BEGIN Records to process

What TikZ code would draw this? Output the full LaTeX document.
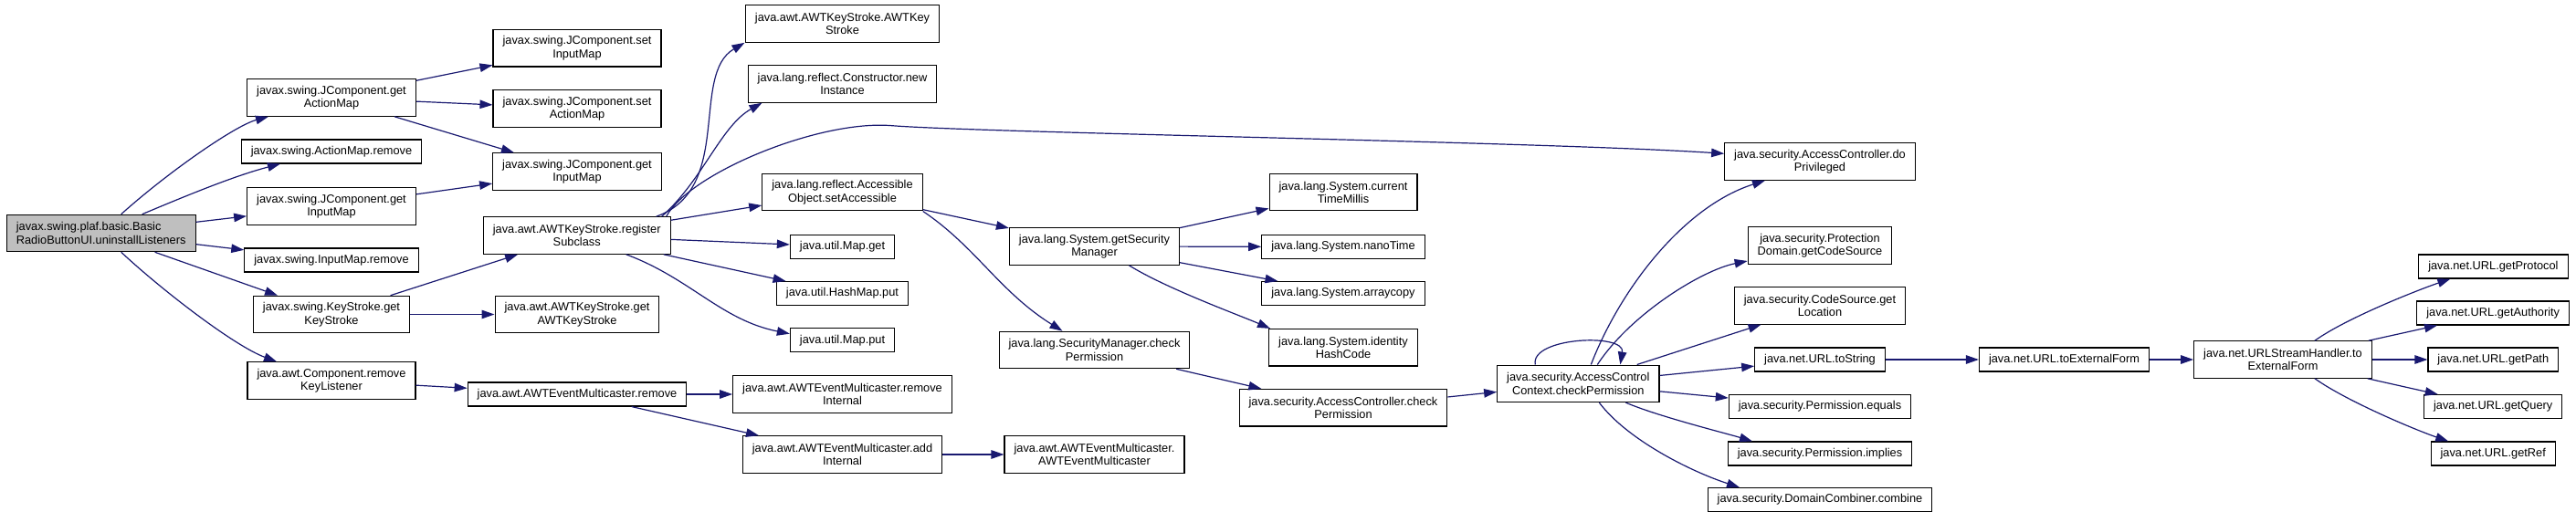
\documentclass[tikz,border=0pt]{standalone}
\usepackage{fontspec}
\setmainfont{Liberation Sans}
\usepackage{xcolor}
\usetikzlibrary{arrows.meta}
\definecolor{callblue}{HTML}{191970}
\definecolor{rootbg}  {HTML}{BFBFBF}
\tikzset{
  fn/.style     ={draw=black, fill=white, line width=1.1pt,
                  inner xsep=10.5pt, inner ysep=0pt, minimum height=26pt,
                  align=center, font=\fontsize{12.8}{14.5}\selectfont},
  fntwo/.style  ={fn, minimum height=40.5pt},
  rootfn/.style ={fntwo, fill=rootbg, align=left},
  call/.style   ={-{Triangle[length=14pt,width=9.5pt]}, line width=1.2pt,
                  draw=callblue},
}
\begin{document}
\begin{tikzpicture}[x=1pt,y=-1pt]
  \useasboundingbox (0,0) rectangle (2821,561);

  \node[rootfn] (root) at (110.7,255.5)
    {javax.swing.plaf.basic.Basic\\RadioButtonUI.uninstallListeners};

  \node[fntwo] (getactmap) at (363,107)   {javax.swing.JComponent.get\\ActionMap};
  \node[fn]    (actmaprem) at (363,166)   {javax.swing.ActionMap.remove};
  \node[fntwo] (getinmapa) at (363,226)   {javax.swing.JComponent.get\\InputMap};
  \node[fn]    (inmaprem)  at (363,285)   {javax.swing.InputMap.remove};
  \node[fntwo] (getks)     at (363,344.5) {javax.swing.KeyStroke.get\\KeyStroke};
  \node[fntwo] (remkl)     at (363,417)   {java.awt.Component.remove\\KeyListener};

  \node[fntwo] (setinmap)  at (632,52.8)  {javax.swing.JComponent.set\\InputMap};
  \node[fntwo] (setactmap) at (632,119)   {javax.swing.JComponent.set\\ActionMap};
  \node[fntwo] (getinmapb) at (632,188)   {javax.swing.JComponent.get\\InputMap};
  \node[fntwo] (regsub)    at (631.7,258) {java.awt.AWTKeyStroke.register\\Subclass};
  \node[fntwo] (getawtks)  at (632,344.5) {java.awt.AWTKeyStroke.get\\AWTKeyStroke};
  \node[fn]    (aemrem)    at (632,432)   {java.awt.AWTEventMulticaster.remove};

  \node[fntwo] (awtks)       at (922.5,26)    {java.awt.AWTKeyStroke.AWTKey\\Stroke};
  \node[fntwo] (newinst)     at (922.5,92)    {java.lang.reflect.Constructor.new\\Instance};
  \node[fntwo] (setacc)      at (922.5,210.7) {java.lang.reflect.Accessible\\Object.setAccessible};
  \node[fn]    (mapget)      at (922.5,270.4) {java.util.Map.get};
  \node[fn]    (hmput)       at (922.5,321.6) {java.util.HashMap.put};
  \node[fn]    (mapput)      at (922.5,372.7) {java.util.Map.put};
  \node[fntwo] (reminternal) at (922.5,432)   {java.awt.AWTEventMulticaster.remove\\Internal};
  \node[fntwo] (addinternal) at (922.5,498)   {java.awt.AWTEventMulticaster.add\\Internal};

  \node[fntwo] (getsecmgr) at (1198.5,270)   {java.lang.System.getSecurity\\Manager};
  \node[fntwo] (smcheck)   at (1198.5,383.5) {java.lang.SecurityManager.check\\Permission};
  \node[fntwo] (aemctor)   at (1198.5,498)   {java.awt.AWTEventMulticaster.\\AWTEventMulticaster};

  \node[fntwo] (curtime)   at (1471,210.7) {java.lang.System.current\\TimeMillis};
  \node[fn]    (nanotime)  at (1471,270.4) {java.lang.System.nanoTime};
  \node[fn]    (arraycopy) at (1471,321.6) {java.lang.System.arraycopy};
  \node[fntwo] (idhash)    at (1471,380.7) {java.lang.System.identity\\HashCode};
  \node[fntwo] (accheck)   at (1471,446.7) {java.security.AccessController.check\\Permission};

  \node[fntwo] (acccheck) at (1728.3,420.3) {java.security.AccessControl\\Context.checkPermission};

  \node[fntwo] (doprivileged) at (1993,177)   {java.security.AccessController.do\\Privileged};
  \node[fntwo] (getcodesrc)   at (1993,269)   {java.security.Protection\\Domain.getCodeSource};
  \node[fntwo] (getloc)       at (1993,334.8) {java.security.CodeSource.get\\Location};
  \node[fn]    (urltostr)     at (1993,394)   {java.net.URL.toString};
  \node[fn]    (permeq)       at (1993,445.6) {java.security.Permission.equals};
  \node[fn]    (permimp)      at (1993,497)   {java.security.Permission.implies};
  \node[fn]    (dcombine)     at (1993,547.6) {java.security.DomainCombiner.combine};

  \node[fn]    (urlext) at (2260.5,394) {java.net.URL.toExternalForm};
  \node[fntwo] (ushext) at (2500,394)   {java.net.URLStreamHandler.to\\ExternalForm};

  \node[fn] (getproto) at (2730.4,292)   {java.net.URL.getProtocol};
  \node[fn] (getauth)  at (2730.2,343)   {java.net.URL.getAuthority};
  \node[fn] (getpath)  at (2730.3,394)   {java.net.URL.getPath};
  \node[fn] (getquery) at (2730.2,445.6) {java.net.URL.getQuery};
  \node[fn] (getref)   at (2730.2,497)   {java.net.URL.getRef};

  \coordinate (hump) at (975.5,137.6);

  \draw[call] ([xshift=22pt]root.north) .. controls +(50,-45) and +(-37,10) .. ([xshift=-69pt]getactmap.south);
  \draw[call] ([xshift=45pt]root.north) .. controls +(50,-21) and +(-50,13) .. ([xshift=-56pt]actmaprem.south);
  \draw[call] (root) -- (getinmapa);
  \draw[call] (root) -- (inmaprem);
  \draw[call] (root) -- (getks);
  \draw[call] ([xshift=22pt]root.south) .. controls +(45,42) and +(-46,-17) .. ([xshift=-60pt]remkl.north);

  \draw[call] (getactmap) -- (setinmap);
  \draw[call] (getactmap) -- (setactmap);
  \draw[call] (getactmap) -- (getinmapb);
  \draw[call] (getinmapa) -- (getinmapb);
  \draw[call] (getks) -- (regsub);
  \draw[call] (getks) -- (getawtks);
  \draw[call] (remkl) -- (aemrem);
  \draw[call] (aemrem) -- (reminternal);
  \draw[call] (aemrem) -- (addinternal);
  \draw[call] (addinternal) -- (aemctor);

  \draw[call] ([xshift=87pt]regsub.north) .. controls +(85,-30) and +(-60,35) .. ([xshift=-107pt]awtks.south);
  \draw[call] ([xshift=93pt]regsub.north) .. controls +(45,-40) and +(-45,25) .. ([xshift=-88pt]newinst.south);
  \draw[call] ([xshift=98pt]regsub.north) .. controls +(25,-47) and +(-80,-6) .. (hump)
    .. controls +(100,8) and +(-200,-13) .. ([yshift=8.7pt]doprivileged.west);
  \draw[call] (regsub) -- (setacc);
  \draw[call] (regsub) -- (mapget);
  \draw[call] (regsub) -- (hmput);
  \draw[call] ([xshift=54pt]regsub.south) .. controls +(70,26) and +(-75,-15) .. ([yshift=7pt]mapput.west);

  \draw[call] (setacc) -- (getsecmgr);
  \draw[call] (setacc.south east) .. controls +(58,39) and +(-69,-43) .. ([xshift=-35pt]smcheck.north);
  \draw[call] (getsecmgr) -- (curtime);
  \draw[call] (getsecmgr) -- (nanotime);
  \draw[call] (getsecmgr) -- (arraycopy);
  \draw[call] ([xshift=38pt]getsecmgr.south) .. controls +(40,25) and +(-35,-15) .. ([xshift=-80pt]idhash.north);
  \draw[call] (smcheck) -- (accheck);
  \draw[call] (accheck) -- (acccheck);

  \draw[call] ([xshift=-47pt]acccheck.north) .. controls +(-6,-30) and +(6,-35) .. ([xshift=46pt]acccheck.north);
  \draw[call] ([xshift=14pt]acccheck.north) .. controls +(33,-85) and +(-88,28) .. ([xshift=-60pt]doprivileged.south);
  \draw[call] ([xshift=21pt]acccheck.north) .. controls +(36,-55) and +(-50,10) .. ([yshift=-17pt]getcodesrc.west);
  \draw[call] (acccheck) -- (getloc);
  \draw[call] (acccheck) -- (urltostr);
  \draw[call] (acccheck) -- (permeq);
  \draw[call] ([xshift=52pt]acccheck.south) .. controls +(35,15) and +(-30,-9) .. ([xshift=-74pt]permimp.north);
  \draw[call] ([xshift=23pt]acccheck.south) .. controls +(30,40) and +(-55,-18) .. ([xshift=-88pt]dcombine.north);

  \draw[call] (urltostr) -- (urlext);
  \draw[call] (urlext) -- (ushext);
  \draw[call] ([xshift=35pt]ushext.north) .. controls +(35,-25) and +(-35,12) .. ([xshift=-47pt]getproto.south);
  \draw[call] (ushext) -- (getauth);
  \draw[call] (ushext) -- (getpath);
  \draw[call] (ushext) -- (getquery);
  \draw[call] ([xshift=35pt]ushext.south) .. controls +(35,25) and +(-35,-12) .. ([xshift=-49pt]getref.north);
\end{tikzpicture}
\end{document}
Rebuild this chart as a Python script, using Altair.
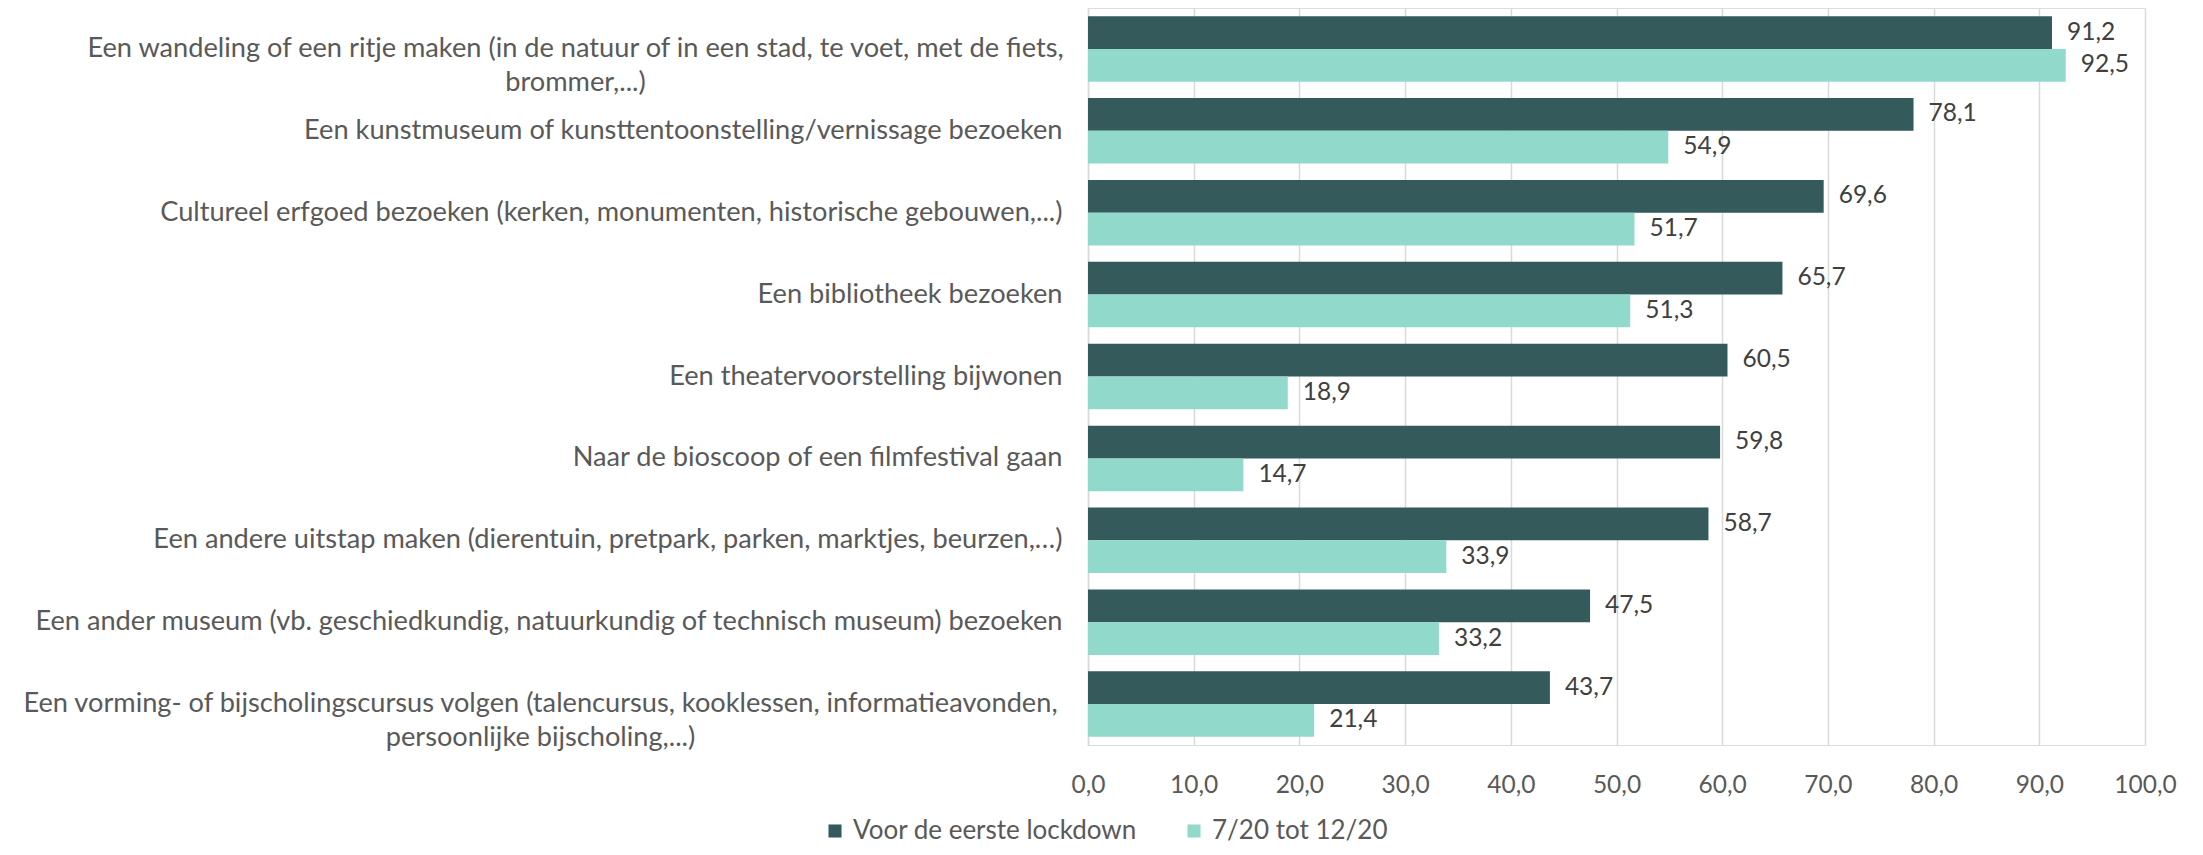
import altair as alt
import pandas as pd

categories = [
    "Een wandeling of een ritje maken (in de natuur of in een stad, te voet, met de fiets,|brommer,...)",
    "Een kunstmuseum of kunsttentoonstelling/vernissage bezoeken",
    "Cultureel erfgoed bezoeken (kerken, monumenten, historische gebouwen,...)",
    "Een bibliotheek bezoeken",
    "Een theatervoorstelling bijwonen",
    "Naar de bioscoop of een filmfestival gaan",
    "Een andere uitstap maken (dierentuin, pretpark, parken, marktjes, beurzen,…)",
    "Een ander museum (vb. geschiedkundig, natuurkundig of technisch museum) bezoeken",
    "Een vorming- of bijscholingscursus volgen (talencursus, kooklessen, informatieavonden,|persoonlijke bijscholing,...)",
]
series = ["Voor de eerste lockdown", "7/20 tot 12/20"]
voor = [91.2, 78.1, 69.6, 65.7, 60.5, 59.8, 58.7, 47.5, 43.7]
na = [92.5, 54.9, 51.7, 51.3, 18.9, 14.7, 33.9, 33.2, 21.4]
colors = ["#355a5c", "#91d9cb"]
x_ticks = [0, 10, 20, 30, 40, 50, 60, 70, 80, 90, 100]

rows = []
for i, c in enumerate(categories):
    rows.append({"cat": c, "serie": series[0], "val": voor[i]})
    rows.append({"cat": c, "serie": series[1], "val": na[i]})
df = pd.DataFrame(rows)

FONT = "Lato"
FS_Y = 27.2
FS_NUM = 24.5
FS_LEG = 26

long1 = categories[0]
long2 = categories[8]

y_enc = alt.Y(
    "cat:N",
    sort=categories,
    title=None,
    scale=alt.Scale(paddingInner=0.2, paddingOuter=0.1),
    axis=alt.Axis(
        labelExpr="split(datum.label, '|')",
        labelLimit=2000,
        labelFont=FONT,
        labelFontSize=FS_Y,
        labelColor="#595959",
        labelLineHeight=34,
        labelAlign={"condition": {"test": f"datum.value == '{long1}' || datum.value == '{long2}'", "value": "center"}, "value": "right"},
        labelPadding={"condition": [
            {"test": f"datum.value == '{long1}'", "value": 513},
            {"test": f"datum.value == '{long2}'", "value": 548},
        ], "value": 26},
        ticks=False,
        domain=True,
        domainColor="#d9d9d9",
        domainWidth=1.5,
        grid=False,
    ),
)

x_enc = alt.X(
    "val:Q",
    title=None,
    scale=alt.Scale(domain=[0, 100], nice=False),
    axis=alt.Axis(
        values=x_ticks,
        labelExpr="replace(format(datum.value, '.1f'), '.', ',')",
        labelFont=FONT,
        labelFontSize=FS_NUM,
        labelColor="#595959",
        labelPadding=28,
        labelFlush=False,
        ticks=False,
        domain=False,
        grid=True,
        gridColor="#d9d9d9",
        gridWidth=1.5,
    ),
)

yoff = alt.YOffset("serie:N", sort=series, scale=alt.Scale(paddingInner=0, paddingOuter=0))

base = alt.Chart(df).encode(y=y_enc, yOffset=yoff)

bars = base.mark_bar().encode(
    x=x_enc,
    color=alt.Color(
        "serie:N",
        sort=series,
        scale=alt.Scale(domain=series, range=colors),
        legend=alt.Legend(
            title=None,
            orient="none",
            direction="horizontal",
            legendX=-266,
            legendY=810,
            symbolType="square",
            symbolSize=170,
            symbolStrokeWidth=0,
            labelFont=FONT,
            labelFontSize=FS_LEG,
            labelColor="#595959",
            labelLimit=1000,
            labelOffset=5,
            columnPadding=44,
        ),
    ),
)

labels = base.mark_text(
    align="left", baseline="middle", dx=15, font=FONT, fontSize=FS_NUM, color="#404040"
).transform_calculate(
    lab="replace(format(datum.val, '.1f'), '.', ',')"
).encode(
    x=alt.X("val:Q", scale=alt.Scale(domain=[0, 100], nice=False)),
    text="lab:N",
)

chart = alt.layer(bars, labels).properties(
    width=1057,
    height=737,
    autosize=alt.AutoSizeParams(type="none"),
    padding={"left": 1080, "top": 0, "right": 40, "bottom": 102},
).configure_view(stroke=None).configure(background="white")

chart.save("out.html", embed_options={"renderer": "svg", "actions": False})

END Records to process

What you have to do
Extract every line containing the string "this" from the material.

Solved problem
What TikZ code would draw this? Output the full LaTeX document.
Rebuild this chart as a Python script, using Altair.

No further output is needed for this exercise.